Successful flippers are passionate about properties and renovations

In reality, there is no barrier to entry for house flipping. There’s no law that says you have to be a licensed contractor to dig into a big renovation. However, that doesn’t mean that you should be naïve when going into the process if you don’t have experience with renovations.

The art of buying from the bottom to be able to sell at the top requires a real passion for renovation work. It’s that passion that’s going to drive you when you realize a pipe is busted, a furnace need to be replaced or massive parts of a home need to be brought up to code. Are you viewing these things as challenges or burdens? This is the question that separates people who are jumping on a trend from people who were born to do this.

Successful house flippers know how to gather the right people

One of the big appeals of becoming a professional flipper is having the ability to work for yourself. However, this doesn’t necessarily translate to working all by yourself. As an REI expert, you’re tasked with knowing how to utilize the support and resources of other professionals. What does this look like? Here’s a rundown of just some of the people who need to be on your "team" when you’re a flipper:

  • Local real estate agents
  • An appraiser
  • Contractors who can provide fast, accurate estimates
  • Local mortgage professionals
  • Local companies willing to collaborate on marketing

You never want to be in a position to be scrambling to bring in an appraisal expert if you spot a property that looks promising. The goal is to have an established relationship with someone you can simply place a call to when decisions need to be made quickly. The same goes for contractors. In some cases, you may need to have your "person" swoop in to do a quick assessment to give you a realistic total before you can make an offer. Having your team in place is going to give you a real advantage over someone who is simply relying on guesswork when making an offer.
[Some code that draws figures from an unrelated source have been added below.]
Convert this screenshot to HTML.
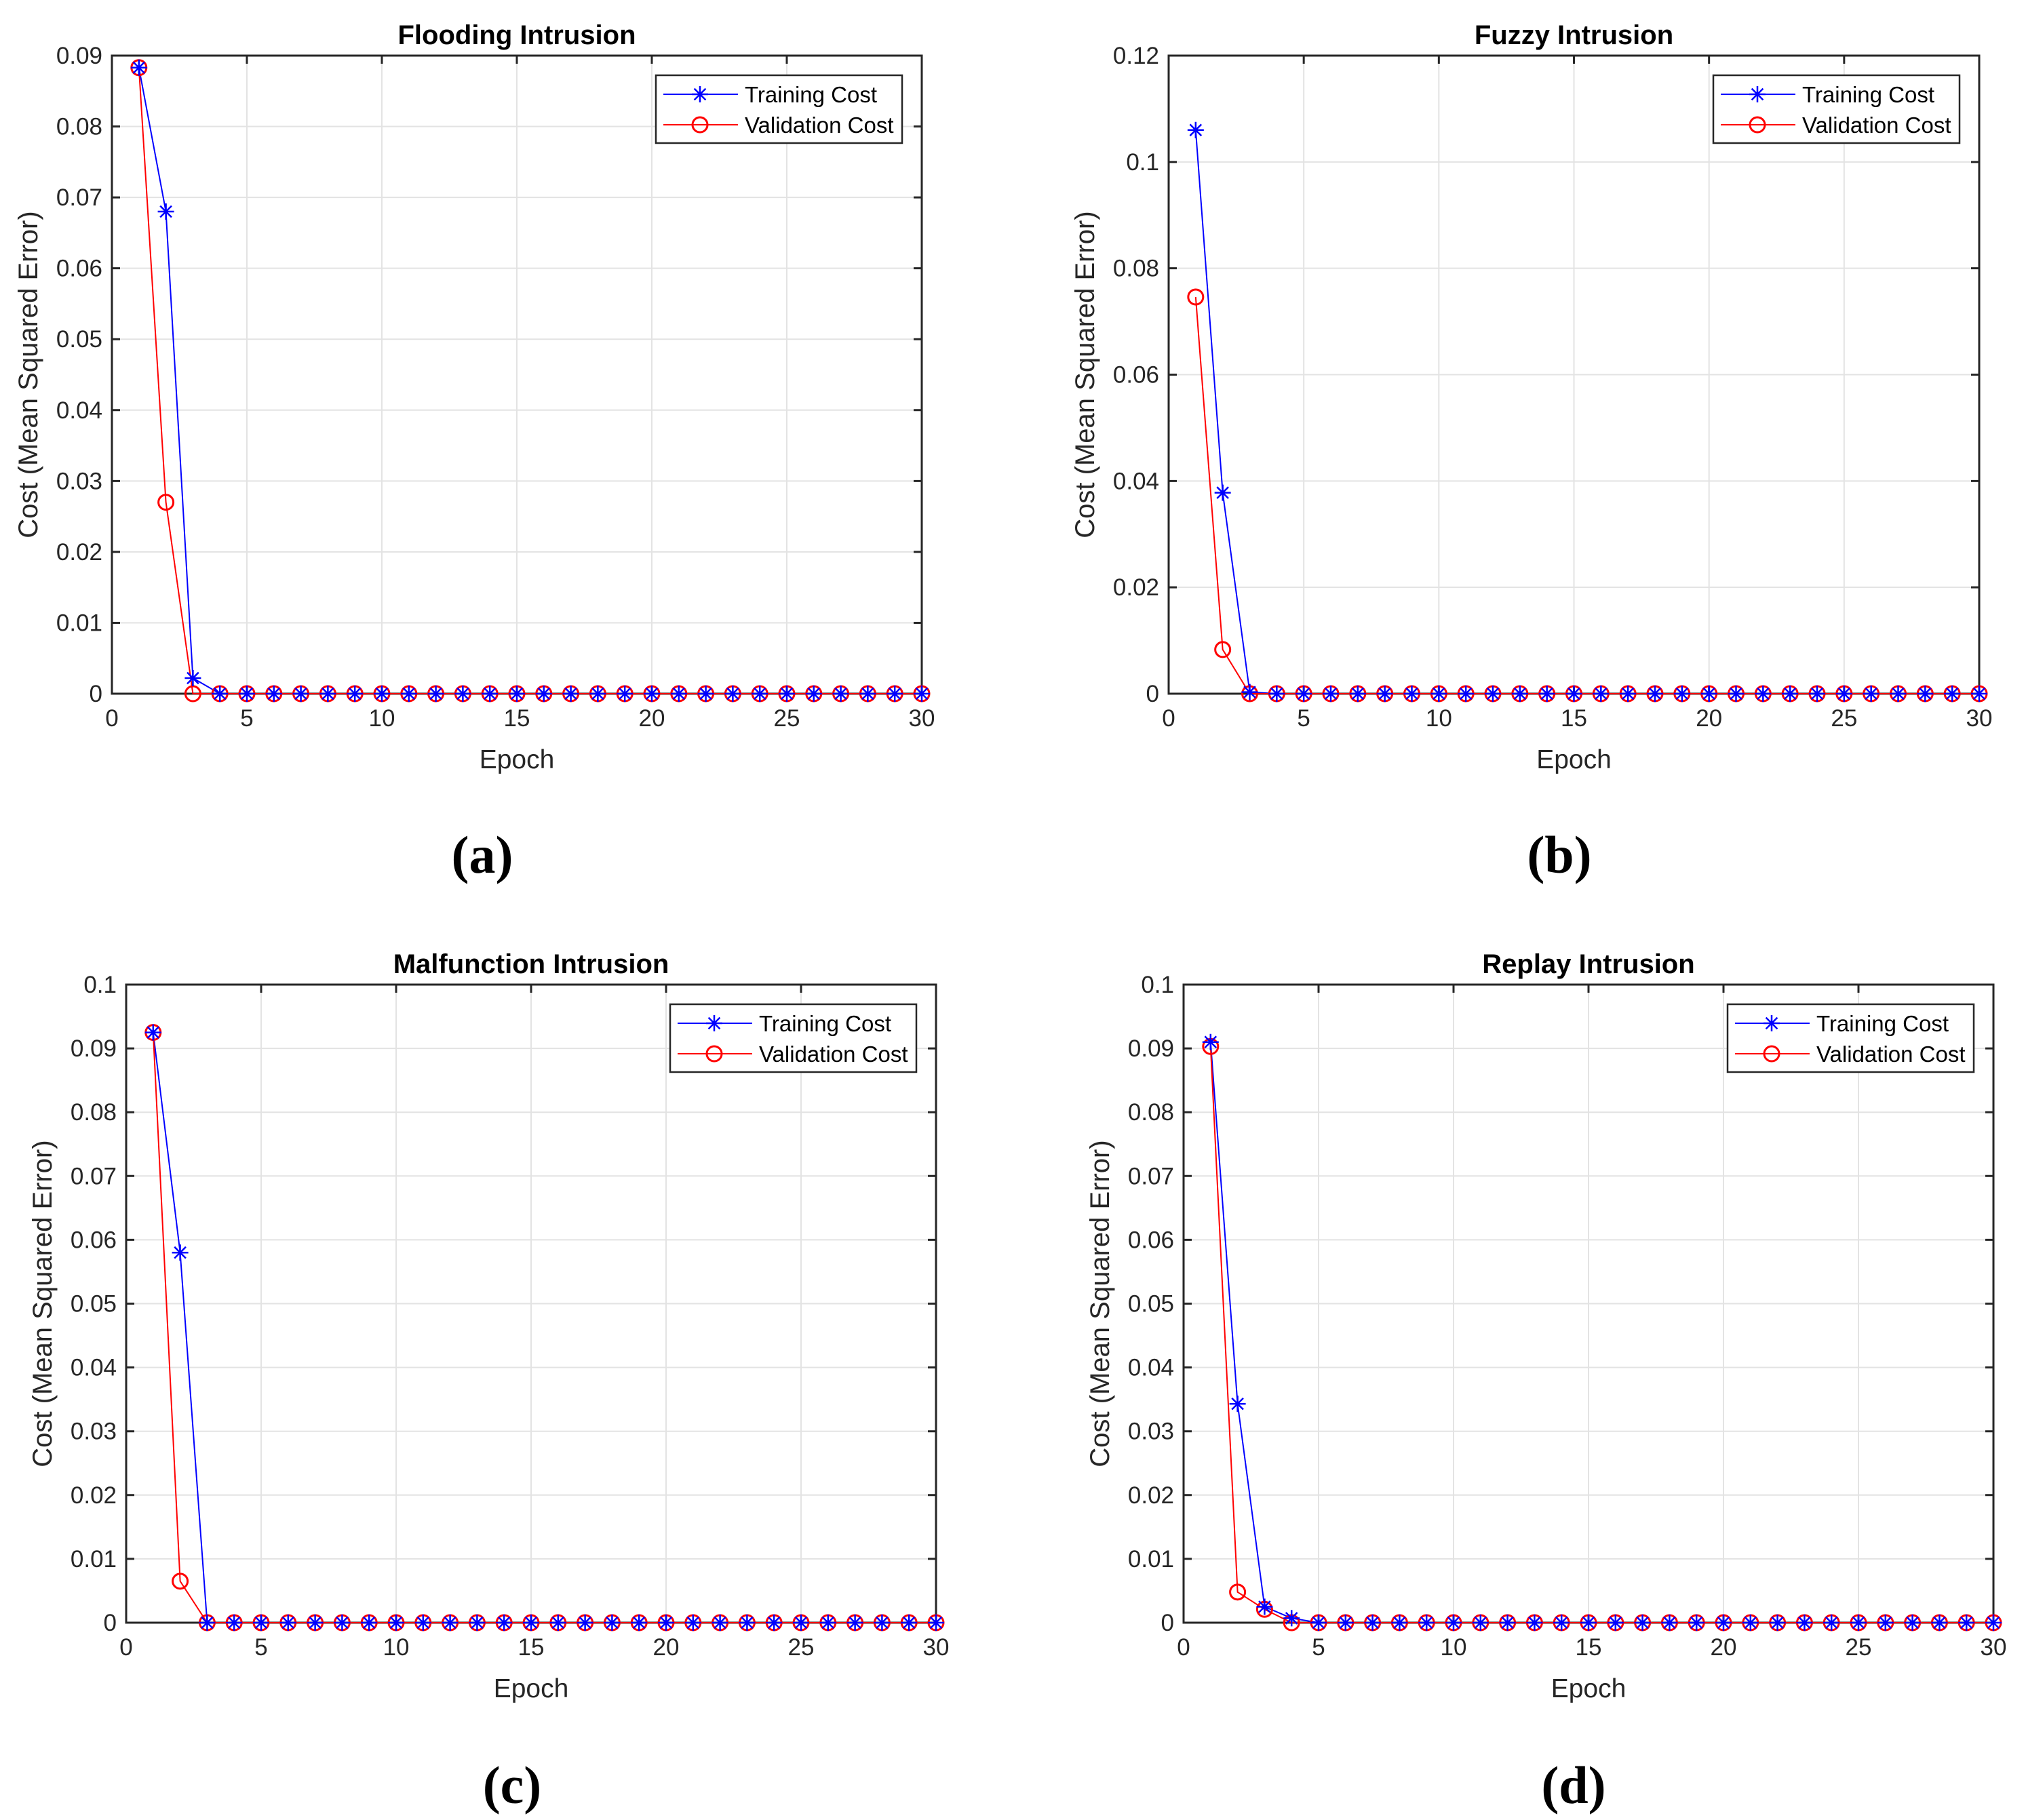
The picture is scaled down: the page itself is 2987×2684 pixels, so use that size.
<!DOCTYPE html>
<html><head><meta charset="utf-8"><style>
html,body{margin:0;padding:0;background:#fff;}
svg{display:block;}
</style></head><body>
<svg id="fig" width="2987" height="2684" viewBox="0 0 2987 2684" xmlns="http://www.w3.org/2000/svg" font-family="Liberation Sans, sans-serif"></svg>
<script>
const epochs = Array.from({length:30},(_,i)=>i+1);
const titles = ["Flooding Intrusion","Fuzzy Intrusion","Malfunction Intrusion","Replay Intrusion"];
const panelLabels = ["(a)","(b)","(c)","(d)"];
const yMaxes = [0.09,0.12,0.1,0.1];
const yTickSteps = [0.01,0.02,0.01,0.01];
const yTickLabelsA = ["0","0.01","0.02","0.03","0.04","0.05","0.06","0.07","0.08","0.09"];
const yTickLabelsB = ["0","0.02","0.04","0.06","0.08","0.1","0.12"];
const yTickLabelsC = ["0","0.01","0.02","0.03","0.04","0.05","0.06","0.07","0.08","0.09","0.1"];
const yTickLabelsD = ["0","0.01","0.02","0.03","0.04","0.05","0.06","0.07","0.08","0.09","0.1"];
const xTickLabels = ["0","5","10","15","20","25","30"];
const zeros26 = new Array(26).fill(0);
const trainA = [0.0883,0.068,0.0022,0,0,...zeros26.slice(0,25)];
const valA   = [0.0883,0.027,0,0,0,...zeros26.slice(0,25)];
const trainB = [0.106,0.0378,0.0003,0,0,...zeros26.slice(0,25)];
const valB   = [0.0746,0.0083,0,0,0,...zeros26.slice(0,25)];
const trainC = [0.0925,0.058,0,0,0,...zeros26.slice(0,25)];
const valC   = [0.0925,0.0065,0,0,0,...zeros26.slice(0,25)];
const trainD = [0.091,0.0343,0.0025,0.0007,0,...zeros26.slice(0,25)];
const valD   = [0.0903,0.0048,0.0021,0,0,...zeros26.slice(0,25)];

const trains=[trainA,trainB,trainC,trainD], vals=[valA,valB,valC,valD];
const yLabelSets=[yTickLabelsA,yTickLabelsB,yTickLabelsC,yTickLabelsD];
const boxes=[{l:165,r:1359,t:82,b:1023},{l:1723,r:2918,t:82,b:1023},{l:186,r:1380,t:1452,b:2393},{l:1745,r:2939,t:1452,b:2393}];
const labelPos=[[711,1261],[2299,1261],[755,2633],[2320,2633]];
const NS="http://www.w3.org/2000/svg";
const svg=document.getElementById('fig');
function el(tag,attrs,parent,txt){const e=document.createElementNS(NS,tag);for(const k in attrs)e.setAttribute(k,attrs[k]);if(txt!==undefined)e.textContent=txt;(parent||svg).appendChild(e);return e;}
function star(g,x,y,c){const s=12;const p=el('path',{d:`M${x-s},${y}H${x+s}M${x},${y-s}V${y+s}M${x-s*0.7},${y-s*0.7}L${x+s*0.7},${y+s*0.7}M${x-s*0.7},${y+s*0.7}L${x+s*0.7},${y-s*0.7}`,stroke:c,'stroke-width':2.5,fill:'none'},g);return p;}

boxes.forEach((bx,i)=>{
  const g=el('g',{});
  
  
  const xs=v=>bx.l+(v/30)*(bx.r-bx.l);
  const ys=v=>bx.b-(v/yMaxes[i])*(bx.b-bx.t);
  const labs=yLabelSets[i];
  labs.forEach((lab,k)=>{const v=k*yTickSteps[i];const y=ys(v);
    if(k>0&&k<labs.length-1){const gl=el('line',{x1:bx.l,x2:bx.r,y1:y,y2:y,stroke:'#e3e3e3','stroke-width':2},g);}
  });
  xTickLabels.forEach((lab,k)=>{const x=xs(+lab);
    if(k>0&&k<xTickLabels.length-1){const gl=el('line',{x1:x,x2:x,y1:bx.t,y2:bx.b,stroke:'#e3e3e3','stroke-width':2},g);}
  });
  labs.forEach((lab,k)=>{const y=ys(k*yTickSteps[i]);
    el('path',{d:`M${bx.l},${y}h12M${bx.r},${y}h-12`,stroke:'#262626','stroke-width':3},g);
    const t=el('text',{x:bx.l-14,y:y+12,'text-anchor':'end','font-size':35,fill:'#262626'},g,lab);
    
  });
  xTickLabels.forEach(lab=>{const x=xs(+lab);
    el('path',{d:`M${x},${bx.b}v-12M${x},${bx.t}v12`,stroke:'#262626','stroke-width':3},g);
    const t=el('text',{x:x,y:bx.b+48,'text-anchor':'middle','font-size':35,fill:'#262626'},g,lab);
    
  });
  const frame=el('rect',{x:bx.l,y:bx.t,width:bx.r-bx.l,height:bx.b-bx.t,fill:'none',stroke:'#262626','stroke-width':3},g);
  
  const tl=el('polyline',{points:epochs.map((e,j)=>xs(e)+','+ys(trains[i][j])).join(' '),fill:'none',stroke:'#0000ff','stroke-width':2},g);
  
  const vl=el('polyline',{points:epochs.map((e,j)=>xs(e)+','+ys(vals[i][j])).join(' '),fill:'none',stroke:'#ff0000','stroke-width':2},g);
  
  epochs.forEach((e,j)=>{
    const c=el('circle',{cx:xs(e),cy:ys(vals[i][j]),r:11,fill:'none',stroke:'#ff0000','stroke-width':3},g);
    
    const s=star(g,xs(e),ys(trains[i][j]),'#0000ff');
    
  });
  const ti=el('text',{x:(bx.l+bx.r)/2,y:bx.t-17,'text-anchor':'middle','font-size':40,'font-weight':'bold',fill:'#000'},g,titles[i]);
  
  const xl=el('text',{x:(bx.l+bx.r)/2,y:bx.b+110,'text-anchor':'middle','font-size':39,fill:'#262626'},g,'Epoch');
  
  const cy=(bx.t+bx.b)/2, cx=bx.l-110;
  const yl=el('text',{x:cx,y:cy,'text-anchor':'middle','font-size':40,fill:'#262626',transform:`rotate(-90 ${cx} ${cy})`},g,'Cost (Mean Squared Error)');
  
  const lg=el('g',{},g);
  
  const lx=bx.r-392, ly=bx.t+29;
  el('rect',{x:lx,y:ly,width:363,height:100,fill:'#fff',stroke:'#262626','stroke-width':2.5},lg);
  el('line',{x1:lx+11,x2:lx+121,y1:ly+28,y2:ly+28,stroke:'#0000ff','stroke-width':2},lg);
  star(lg,lx+65,ly+28,'#0000ff');
  const t1=el('text',{x:lx+131,y:ly+40,'font-size':33,fill:'#000'},lg,'Training Cost');
  
  el('line',{x1:lx+11,x2:lx+121,y1:ly+73,y2:ly+73,stroke:'#ff0000','stroke-width':2},lg);
  el('circle',{cx:lx+65,cy:ly+73,r:11,fill:'none',stroke:'#ff0000','stroke-width':3},lg);
  const t2=el('text',{x:lx+131,y:ly+85,'font-size':33,fill:'#000'},lg,'Validation Cost');
  
  const pl=el('text',{x:labelPos[i][0],y:labelPos[i][1]+26,'text-anchor':'middle','font-size':78,'font-weight':'bold','font-family':'Liberation Serif, serif',fill:'#000'},g,panelLabels[i]);
  
});
</script>
</body></html>
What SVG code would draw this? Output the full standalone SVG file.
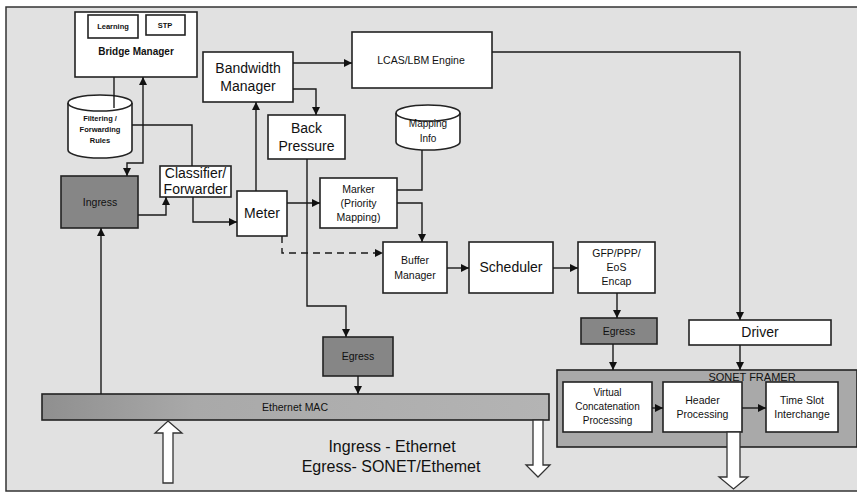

Final thoughts: Successful house flippers are always wearing two hats

Being a successful house flipper is never boring. While it’s true that many flippers get to scenarios where they have a lot of freedom to enjoy the fruits of their labor, there is always an element of "hustle" in this industry. Flippers who are in the game because they love it wouldn’t have it any other way.

The bottom line is that a house flipper is always wearing two hats. The first hat is the "investor" hat. With this role, you’re looking carefully at the reality of the numbers to see what each property can realistically produce for you. The investor part of you is focused on doing due diligence regarding selling prices for comparable properties, investment financing, repair costs, and property sourcing.

The second hat is the "contractor" hat. This is where your ability to see things that others don’t see comes into play. You’re always in a mode of playing around with your renovation budget to squeeze in upgrades and details that get homes sold.

If you’re a two-hat thinker, the sky’s the limit! The way to build success is to do your homework on that first flip to ensure that you’re not falling into one of the common mistakes that investment novices make. Be prepared to do your homework, research favorable financing options and clear your schedule to devote all of the brainpower and elbow grease you can muster to your first flip home!